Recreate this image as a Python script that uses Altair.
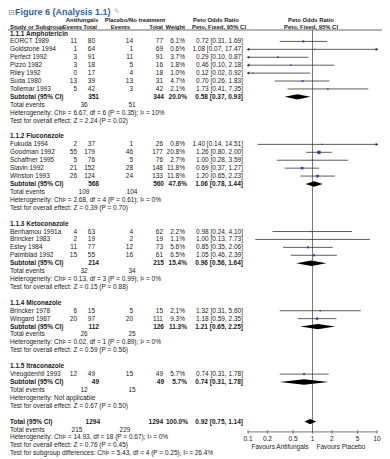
import altair as alt
import pandas as pd
import numpy as np

# ---------------- data ----------------
group_names = ["1.1.1 Amphotericin", "1.1.2 Fluconazole", "1.1.3 Ketoconazole",
               "1.1.4 Miconazole", "1.1.5 Itraconazole"]

study_names = ["EORCT 1989", "Goldstone 1994", "Perfect 1992", "Pizzo 1982", "Riley 1992",
               "Suda 1980", "Tollemar 1993",
               "Fukuda 1994", "Goodman 1992", "Schaffner 1995", "Slavin 1992", "Winston 1993",
               "Benhamou 1991a", "Brincker 1983", "Estey 1984", "Palmblad 1992",
               "Brincker 1978", "Wingard 1987",
               "Vreugdenhil 1993"]
study_group = [0, 0, 0, 0, 0, 0, 0, 1, 1, 1, 1, 1, 2, 2, 2, 2, 3, 3, 4]
ev_anti = [11, 1, 3, 3, 0, 13, 5, 2, 55, 5, 21, 26, 4, 2, 11, 15, 6, 20, 12]
tot_anti = [80, 64, 91, 18, 17, 39, 42, 37, 179, 76, 152, 124, 63, 19, 77, 55, 15, 97, 49]
ev_plac = [14, 1, 11, 5, 4, 13, 3, 1, 46, 5, 28, 24, 4, 2, 12, 16, 5, 20, 15]
tot_plac = [77, 69, 91, 16, 18, 31, 42, 26, 177, 76, 148, 133, 62, 19, 73, 61, 15, 111, 49]
weights = [6.1, 0.6, 3.7, 1.8, 1.0, 4.7, 2.1, 0.8, 20.8, 2.7, 11.8, 11.8, 2.2, 1.1, 5.6, 6.5,
           2.1, 9.3, 5.7]
or_est = [0.72, 1.08, 0.29, 0.46, 0.12, 0.70, 1.73, 1.40, 1.26, 1.00, 0.69, 1.20, 0.98, 1.00,
          0.85, 1.05, 1.32, 1.18, 0.74]
or_lo = [0.31, 0.07, 0.10, 0.10, 0.02, 0.26, 0.41, 0.14, 0.80, 0.28, 0.37, 0.65, 0.24, 0.13,
         0.35, 0.46, 0.31, 0.59, 0.31]
or_hi = [1.69, 17.47, 0.87, 2.18, 0.92, 1.83, 7.35, 14.51, 2.00, 3.59, 1.27, 2.23, 4.10, 7.73,
         2.06, 2.39, 5.60, 2.35, 1.78]

sub_tot_anti = [351, 568, 214, 112, 49]
sub_tot_plac = [344, 560, 215, 126, 49]
sub_weight = [20.0, 47.6, 15.4, 11.3, 5.7]
sub_est = [0.58, 1.06, 0.96, 1.21, 0.74]
sub_lo = [0.37, 0.78, 0.56, 0.65, 0.31]
sub_hi = [0.93, 1.44, 1.64, 2.25, 1.78]
sub_ev_anti = [36, 109, 32, 26, 12]
sub_ev_plac = [51, 104, 34, 25, 15]
sub_het = ["Heterogeneity: Chi² = 6.67, df = 6 (P = 0.35); I² = 10%",
           "Heterogeneity: Chi² = 2.68, df = 4 (P = 0.61); I² = 0%",
           "Heterogeneity: Chi² = 0.13, df = 3 (P = 0.99); I² = 0%",
           "Heterogeneity: Chi² = 0.02, df = 1 (P = 0.89); I² = 0%",
           "Heterogeneity: Not applicable"]
sub_test = ["Test for overall effect: Z = 2.24 (P = 0.02)",
            "Test for overall effect: Z = 0.39 (P = 0.70)",
            "Test for overall effect: Z = 0.15 (P = 0.88)",
            "Test for overall effect: Z = 0.59 (P = 0.56)",
            "Test for overall effect: Z = 0.67 (P = 0.50)"]

total_tot_anti = 1294
total_tot_plac = 1294
total_weight = 100.0
total_est, total_lo, total_hi = 0.92, 0.75, 1.14
total_ev_anti, total_ev_plac = 215, 229
total_lines = ["Heterogeneity: Chi² = 14.93, df = 18 (P = 0.67); I² = 0%",
               "Test for overall effect: Z = 0.76 (P = 0.45)",
               "Test for subgroup differences: Chi² = 5.43, df = 4 (P = 0.25), I² = 26.4%"]

tick_values = [0.1, 0.2, 0.5, 1, 2, 5, 10]
tick_labels = ["0.1", "0.2", "0.5", "1", "2", "5", "10"]

# ---------------- build rows ----------------
def fmt_or(e, l, h):
    return f"{e:.2f} [{l:.2f}, {h:.2f}]"

rows = []
r = 0
for g, gname in enumerate(group_names):
    rows.append(dict(row=r, kind="group", label=gname)); r += 1
    for i, s in enumerate(study_names):
        if study_group[i] != g:
            continue
        rows.append(dict(row=r, kind="study", label=s, ev1=str(ev_anti[i]), tot1=str(tot_anti[i]),
                         ev2=str(ev_plac[i]), tot2=str(tot_plac[i]), wt=f"{weights[i]:.1f}%",
                         ort=fmt_or(or_est[i], or_lo[i], or_hi[i]),
                         est=or_est[i], lo=or_lo[i], hi=or_hi[i], w=weights[i]))
        r += 1
    rows.append(dict(row=r, kind="sub", label="Subtotal (95% CI)", tot1=str(sub_tot_anti[g]),
                     tot2=str(sub_tot_plac[g]), wt=f"{sub_weight[g]:.1f}%",
                     ort=fmt_or(sub_est[g], sub_lo[g], sub_hi[g]),
                     est=sub_est[g], lo=sub_lo[g], hi=sub_hi[g])); r += 1
    rows.append(dict(row=r, kind="events", label="Total events", ev1=str(sub_ev_anti[g]),
                     ev2=str(sub_ev_plac[g]))); r += 1
    rows.append(dict(row=r, kind="note", label=sub_het[g])); r += 1
    rows.append(dict(row=r, kind="note", label=sub_test[g])); r += 1
    r += 1
rows.append(dict(row=r, kind="total", label="Total (95% CI)", tot1=str(total_tot_anti),
                 tot2=str(total_tot_plac), wt=f"{total_weight:.1f}%",
                 ort=fmt_or(total_est, total_lo, total_hi),
                 est=total_est, lo=total_lo, hi=total_hi)); r += 1
rows.append(dict(row=r, kind="tevents", label="Total events", ev1=str(total_ev_anti),
                 ev2=str(total_ev_plac))); r += 1
for t in total_lines:
    rows.append(dict(row=r, kind="note", label=t)); r += 1

df = pd.DataFrame(rows)
NROW = r - 1  # 53

# ---------------- styling ----------------
FONT = "Liberation Sans, Arial, sans-serif"
FS = 6.5
HFS = 5.9
TXT = "#222222"
W, H = 374, 449

yscale = alt.Scale(domain=[0, NROW], range=[25.5, 445.3])
xscale = alt.Scale(type="log", domain=[0.1, 10], range=[240, 369])
Y = alt.Y("row:Q", scale=yscale, axis=None)


def txt(data, field, x, align, bold=False, size=FS, color=TXT):
    return alt.Chart(data).mark_text(
        align=align, baseline="middle", font=FONT, fontSize=size,
        fontWeight="bold" if bold else "normal", color=color
    ).encode(x=alt.value(x), y=Y, text=f"{field}:N")


def hdr(text, x, y, align, bold=True, size=HFS, color=TXT, font=FONT, baseline="middle"):
    return alt.Chart(pd.DataFrame({"t": [text]})).mark_text(
        align=align, baseline=baseline, font=font, fontSize=size,
        fontWeight="bold" if bold else "normal", color=color
    ).encode(x=alt.value(x), y=alt.value(y), text="t:N")


bold_kinds = ["group", "sub", "total"]
d_norm = df[~df.kind.isin(bold_kinds)]
d_bold = df[df.kind.isin(bold_kinds)]
d_study = df[df.kind == "study"]
d_sub = df[df.kind == "sub"]
d_tot = df[df.kind == "total"]
d_diam = df[df.kind.isin(["sub", "total"])]
d_ev = df[df.kind == "events"]
d_tev = df[df.kind == "tevents"]

layers = []
# title
layers.append(hdr("⊟", 0, 0.5, "left", bold=False, size=8, color="#6b7fa6",
                  font="DejaVu Sans", baseline="top"))
layers.append(hdr("Figure 6 (Analysis 1.1)", 7, 0, "left", bold=True, size=9,
                  color="#2f62ae", font="Liberation Sans, Arial, sans-serif", baseline="top"))
layers.append(hdr("✎", 106, 0, "left", bold=False, size=6.5, color="#a58fd0",
                  font="DejaVu Sans", baseline="top"))
# headers row 1
layers.append(hdr("Antifungals", 74, 12, "center"))
layers.append(hdr("Placebo/No treatment", 127, 12, "center"))
layers.append(hdr("Peto Odds Ratio", 208, 12, "center"))
layers.append(hdr("Peto Odds Ratio", 303, 12, "center"))
# headers row 2
layers.append(hdr("Study or Subgroup", 2, 18.5, "left"))
layers.append(hdr("Events", 74, 18.5, "right"))
layers.append(hdr("Total", 89, 18.5, "right"))
layers.append(hdr("Events", 122, 18.5, "right"))
layers.append(hdr("Total", 155, 18.5, "right"))
layers.append(hdr("Weight", 177, 18.5, "right"))
layers.append(hdr("Peto, Fixed, 95% CI", 211, 18.5, "center"))
layers.append(hdr("Peto, Fixed, 95% CI", 303, 18.5, "center"))
# header underline
layers.append(alt.Chart(pd.DataFrame({"a": [0]})).mark_rule(color="#444", strokeWidth=0.8)
              .encode(x=alt.value(0), x2=alt.value(W), y=alt.value(22)))

# labels
layers.append(txt(d_norm, "label", 2, "left"))
layers.append(txt(d_bold, "label", 2, "left", bold=True))
# study columns
layers.append(txt(d_study, "ev1", 69, "right"))
layers.append(txt(d_study, "tot1", 87, "right"))
layers.append(txt(d_study, "ev2", 125, "right"))
layers.append(txt(d_study, "tot2", 155, "right"))
layers.append(txt(d_study, "wt", 177, "right"))
layers.append(txt(d_study, "ort", 235, "right"))
# subtotal columns
layers.append(txt(d_sub, "tot1", 91, "right", bold=True))
layers.append(txt(d_sub, "tot2", 156, "right", bold=True))
layers.append(txt(d_sub, "wt", 179, "right", bold=True))
# total row columns
layers.append(txt(d_tot, "tot1", 92, "right", bold=True))
layers.append(txt(d_tot, "tot2", 155, "right", bold=True))
layers.append(txt(d_tot, "wt", 180, "right", bold=True))
layers.append(txt(d_diam, "ort", 235, "right", bold=True))
# events
layers.append(txt(d_ev, "ev1", 76, "center"))
layers.append(txt(d_ev, "ev2", 124, "center"))
layers.append(txt(d_tev, "ev1", 69, "center"))
layers.append(txt(d_tev, "ev2", 117, "center"))

# ---------------- forest ----------------
AX = 50.3
ci = d_study[["row", "est", "lo", "hi", "w"]].copy()
ci["lo_c"] = ci["lo"].clip(lower=0.1)
ci["hi_c"] = ci["hi"].clip(upper=10)

# reference line at 1
vline = pd.DataFrame({"v": [1.0], "top": [-0.44], "bot": [AX]})
layers.append(alt.Chart(vline).mark_rule(color="#555", strokeWidth=0.8).encode(
    x=alt.X("v:Q", scale=xscale, axis=None),
    y=alt.Y("top:Q", scale=yscale, axis=None), y2="bot:Q"))

layers.append(alt.Chart(ci).mark_rule(color="#333", strokeWidth=0.8).encode(
    x=alt.X("lo_c:Q", scale=xscale, axis=None), x2="hi_c:Q", y=Y))

arrows = []
for _, rr in ci.iterrows():
    if rr["lo"] <= 0.1:
        arrows.append(dict(row=rr["row"], x=0.1, shape="triangle-left"))
    if rr["hi"] >= 10:
        arrows.append(dict(row=rr["row"], x=10.0, shape="triangle-right"))
layers.append(alt.Chart(pd.DataFrame(arrows)).mark_point(filled=True, size=10, color="#333",
                                                         opacity=1).encode(
    x=alt.X("x:Q", scale=xscale, axis=None), y=Y,
    shape=alt.Shape("shape:N", scale=None, legend=None)))

layers.append(alt.Chart(ci).mark_square(color="#3535d0", opacity=1).encode(
    x=alt.X("est:Q", scale=xscale, axis=None), y=Y,
    size=alt.Size("w:Q", scale=alt.Scale(domain=[0, 21], range=[1.2, 11]), legend=None)))

# diamonds
HALF = 0.34
dia = []
for _, rr in d_diam.iterrows():
    k = int(rr["row"])
    dia.append(dict(id=k, x=rr["lo"], y1=k, y2=k))
    dia.append(dict(id=k, x=rr["est"], y1=k - HALF, y2=k + HALF))
    dia.append(dict(id=k, x=rr["hi"], y1=k, y2=k))
layers.append(alt.Chart(pd.DataFrame(dia)).mark_area(color="black", orient="vertical",
                                                     opacity=1).encode(
    x=alt.X("x:Q", scale=xscale, axis=None),
    y=alt.Y("y1:Q", scale=yscale, axis=None), y2="y2:Q",
    detail="id:N"))

# axis
axl = pd.DataFrame({"a": [0.1], "b": [10.0], "row": [AX]})
layers.append(alt.Chart(axl).mark_rule(color="#555", strokeWidth=0.8).encode(
    x=alt.X("a:Q", scale=xscale, axis=None), x2="b:Q", y=Y))
ticks = pd.DataFrame({"v": tick_values, "lab": tick_labels,
                      "t0": [AX - 0.22] * 7, "t1": [AX + 0.22] * 7, "tl": [AX + 0.85] * 7})
layers.append(alt.Chart(ticks).mark_rule(color="#555", strokeWidth=0.8).encode(
    x=alt.X("v:Q", scale=xscale, axis=None),
    y=alt.Y("t0:Q", scale=yscale, axis=None), y2="t1:Q"))
layers.append(alt.Chart(ticks).mark_text(font=FONT, fontSize=FS, color=TXT, baseline="middle")
              .encode(x=alt.X("v:Q", scale=xscale, axis=None),
                      y=alt.Y("tl:Q", scale=yscale, axis=None), text="lab:N"))
fav = pd.DataFrame({"v": [1.0], "row": [AX + 1.85]})
layers.append(alt.Chart(fav).mark_text(font=FONT, fontSize=FS, color=TXT, align="right",
                                       baseline="middle", dx=-4, text="Favours Antifungals")
              .encode(x=alt.X("v:Q", scale=xscale, axis=None), y=Y))
layers.append(alt.Chart(fav).mark_text(font=FONT, fontSize=FS, color=TXT, align="left",
                                       baseline="middle", dx=4, text="Favours Placebo")
              .encode(x=alt.X("v:Q", scale=xscale, axis=None), y=Y))

chart = alt.layer(*layers).properties(
    width=W, height=H, padding=0, autosize=alt.AutoSizeParams(type="none"),
    background="white"
).configure_view(strokeWidth=0)

chart.save("out.html", embed_options={"renderer": "svg", "actions": False})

- - -

Set down again, exactly, the lines of the material above from its first line to the one with "import numpy as np", inclusive. Leave the pictures out.

FINAL ANSWER:
Recreate this image as a Python script that uses Altair.
import altair as alt
import pandas as pd
import numpy as np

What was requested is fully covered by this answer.